I like to mix and match, shuffle things like playing cards, make "cadavres exquis" because putting things in a different order gives them different meanings and is the start for new stories in your imaginative world.

-Sylvie Arvray

 

 

 

Sylvie Auvray

Born in 1974 and graduated from the Fine Art School of Montpellier, France in 1993 and received B.A. degree from fine art painting City & Guilds of London Art School, England in 1996. Her collections include Collection du Centre National des Arts Plastiques, Paris, France ; Musée d'Art Moderne de Paris, Paris, France; FRAC Nouvelle Aquitaine MÉCA, Bordeaux, France.

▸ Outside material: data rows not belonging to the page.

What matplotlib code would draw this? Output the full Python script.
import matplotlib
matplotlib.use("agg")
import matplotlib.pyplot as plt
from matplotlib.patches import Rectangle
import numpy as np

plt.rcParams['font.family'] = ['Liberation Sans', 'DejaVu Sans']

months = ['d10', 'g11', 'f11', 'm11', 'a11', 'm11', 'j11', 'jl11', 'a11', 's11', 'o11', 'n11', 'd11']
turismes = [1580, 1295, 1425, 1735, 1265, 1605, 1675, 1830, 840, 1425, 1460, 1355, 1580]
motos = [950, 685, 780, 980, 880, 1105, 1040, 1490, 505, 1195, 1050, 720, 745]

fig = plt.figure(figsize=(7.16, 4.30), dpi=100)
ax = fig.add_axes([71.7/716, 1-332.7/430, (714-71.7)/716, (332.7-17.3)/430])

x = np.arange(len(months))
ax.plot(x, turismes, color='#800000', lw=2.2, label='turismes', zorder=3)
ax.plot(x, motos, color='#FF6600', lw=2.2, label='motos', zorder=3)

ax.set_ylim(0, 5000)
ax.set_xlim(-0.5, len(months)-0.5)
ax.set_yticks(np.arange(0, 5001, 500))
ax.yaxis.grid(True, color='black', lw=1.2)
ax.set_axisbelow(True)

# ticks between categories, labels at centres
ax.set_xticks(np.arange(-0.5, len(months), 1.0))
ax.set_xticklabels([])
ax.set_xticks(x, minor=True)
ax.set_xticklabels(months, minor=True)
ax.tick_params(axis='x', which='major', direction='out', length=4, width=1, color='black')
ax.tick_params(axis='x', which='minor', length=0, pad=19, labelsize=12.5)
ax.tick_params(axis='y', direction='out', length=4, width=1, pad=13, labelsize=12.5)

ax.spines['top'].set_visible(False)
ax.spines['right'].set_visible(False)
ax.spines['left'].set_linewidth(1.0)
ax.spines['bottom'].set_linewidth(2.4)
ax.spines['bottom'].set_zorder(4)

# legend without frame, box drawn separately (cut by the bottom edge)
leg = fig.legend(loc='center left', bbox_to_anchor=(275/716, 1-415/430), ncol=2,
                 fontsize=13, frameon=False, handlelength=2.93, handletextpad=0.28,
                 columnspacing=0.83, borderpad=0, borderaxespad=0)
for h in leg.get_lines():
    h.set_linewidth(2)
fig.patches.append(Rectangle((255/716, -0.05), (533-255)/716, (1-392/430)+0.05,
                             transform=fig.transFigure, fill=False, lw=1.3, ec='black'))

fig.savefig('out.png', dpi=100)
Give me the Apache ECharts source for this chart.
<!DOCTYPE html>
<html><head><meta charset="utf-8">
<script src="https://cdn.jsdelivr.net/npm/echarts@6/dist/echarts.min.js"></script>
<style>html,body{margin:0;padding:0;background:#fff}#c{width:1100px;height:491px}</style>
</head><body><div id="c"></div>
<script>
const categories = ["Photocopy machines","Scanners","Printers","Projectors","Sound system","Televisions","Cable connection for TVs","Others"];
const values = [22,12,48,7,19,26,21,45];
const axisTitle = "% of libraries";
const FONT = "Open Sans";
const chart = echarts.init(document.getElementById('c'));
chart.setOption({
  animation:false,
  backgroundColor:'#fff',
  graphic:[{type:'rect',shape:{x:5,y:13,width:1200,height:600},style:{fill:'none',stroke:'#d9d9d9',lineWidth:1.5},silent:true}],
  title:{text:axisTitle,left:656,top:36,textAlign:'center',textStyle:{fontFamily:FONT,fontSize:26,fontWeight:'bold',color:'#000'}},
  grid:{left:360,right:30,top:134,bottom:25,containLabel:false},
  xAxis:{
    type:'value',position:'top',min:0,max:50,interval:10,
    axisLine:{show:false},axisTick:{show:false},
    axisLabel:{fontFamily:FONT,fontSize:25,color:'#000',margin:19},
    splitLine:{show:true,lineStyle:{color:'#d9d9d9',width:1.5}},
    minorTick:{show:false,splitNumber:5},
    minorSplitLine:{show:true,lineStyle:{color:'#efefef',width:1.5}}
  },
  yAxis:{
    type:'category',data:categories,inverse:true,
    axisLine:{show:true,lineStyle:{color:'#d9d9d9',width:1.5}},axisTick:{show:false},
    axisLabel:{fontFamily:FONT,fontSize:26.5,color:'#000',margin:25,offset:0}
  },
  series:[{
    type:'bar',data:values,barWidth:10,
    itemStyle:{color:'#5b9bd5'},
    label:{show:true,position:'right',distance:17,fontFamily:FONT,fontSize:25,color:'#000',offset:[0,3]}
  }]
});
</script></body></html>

 Main solo exhibitions include Aux foyers, Moly Sabata, Fondation Albert Gleizes, Sablons, France (2020); Les Cambuses, Galerie Laurent Godin, Paris, France (2019); John's feet, Chamberlain building, Chinati Foundation, Marfa, Texas, U.S.A. (2016); Rings, Galerie Francesca Pia, Zürich, Switzerland (2015). Her recent group exhibitions include All of Them Witches, Jeffrey Deitch Gallery, Los Angeles, U.S.A. (2020); La Musée, commissaire Azad Asifovich, Galerie italienne, Paris, France (2019); Citoyennes paradoxales, FRAC Champagne-Ardenne collection, Palais du Tau, Reims, France, Fire and Clay, Galerie Gagosian, Geneva, Switzerland (2018); Medusa, Musée d'Art Moderne de Paris, Paris, France (2017); Nouveau Festival, Xavier Douroux, Peinture Parlée, Centre Pompidou, Paris, France (2009).

Artist-in-residences include Ceramic Arts program in California State University, Long Beach, California, U.S.A. (2017 and 2019); Chinati Foundation, Marfa, Texas, U.S.A. (2016).